Doğu Emekçileri Komünist Üniversitesi'ne yazıldılar. Nazım Moskova'da aile dostlarının kızı olan Nüzhet Hanımla evlendi. Okulun yanında şiir yazmaya da devam eden Nazım'ın Sovyet şairi olan Mayakovski'den etkilendiği ileri sürülüyor. Rusça'yı öğrendikten sonra geçmişi hiçe sayarak her şeyi gelecekte gören Fütürizm akımının etkisi altında yazılan devrimci şiirleri takip etti. Devrimin birçok önderinin toplantılarına erişme şansı bulan Nazım, Troçki'ye büyük hayranlık duyuyordu lakin gözdesi Lenin'di

AYDINLIK DERGİSİ

Moskova'da olgunlaştıktan sonra Türkiye'ye döndü. Burada benzer düşüncelere sahip olduğu kişilerin Aydınlık Dergisinde yazmış olduğunu görmüştü.

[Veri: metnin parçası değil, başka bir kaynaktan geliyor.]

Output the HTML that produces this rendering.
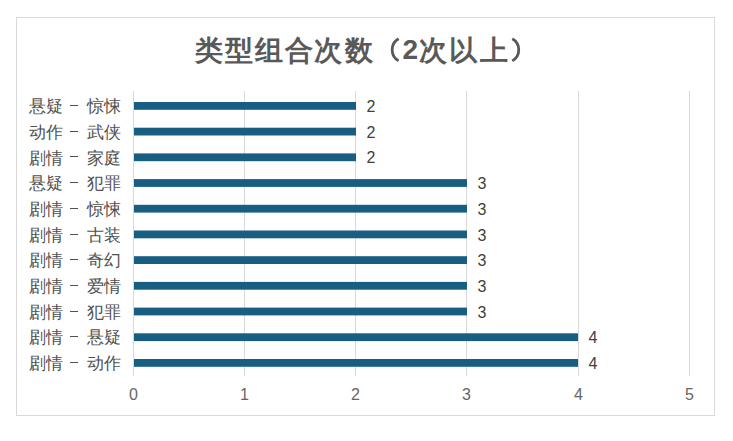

Nazım'da burada şiir yazmaya başladı ve şiirlerin temelini emperyalizm düşmanlığı ve devrim oluşturuyordu.4 Mart 1925'te çıkarılan Takrir-i Sükun kanunundan sonra Aydınlık dergisi kapatıldı ve derginin çevresindekiler tutuklandı. Mahkemeye getirilemeyen Nazım, İstiklal Mahkemelerinden 15 yıl ceza aldı fakat annesinin yardımıyla Moskova'ya döndü.

MOSKOVA'DA NAZIM II

Bu sefer Moskova'da eğitim aldığı üniversitede ders veriyordu. Bir süre sonra Türkiye'de Cumhuriyeti'in 3. y Yıldönümü dolayısıyla genel af çıkacağı bilgisinden haberdar oldu ve genel af çıktı 15 yıllık cezası kaldırıldı. Bunlar yaşanırken Nüzhet Hanım sağık problemleri ve aile sebepleri yüzünden İstanbul'a dönmüştü, Nazım ise Lena diye seslendiği bir Rus kadınla evlenmişti. Nüzhet Hanım ise İstanbul'da bir Felsefe öğretmeniyle.

EVE DÖNÜŞ

Nazım'ın cezası kalkmasına kalkmıştı fakat elçilikten bir türlü vize alamıyordu. Biçare, sahte kimlikle yurda dönmesi gerekiyordu. Önce Batum'a geçti ardından sınırı geçerek Hopa'ya yürüdüler. Girdiği bir bakkal durumdan şüphelenerek karakola ihbar etti Nazım'ı. Sorgusu yapıldıktan sonra Cezaevi'ne gönderilmesiyle beraber kendisi pasaportsuz geçiş yapmak, başka kimlik kullanmak, anayasayı değiştirme teşebbüsü ve azınlıkları kışkırtma suçlarından yargılanacaktı, idamı isteniyordu.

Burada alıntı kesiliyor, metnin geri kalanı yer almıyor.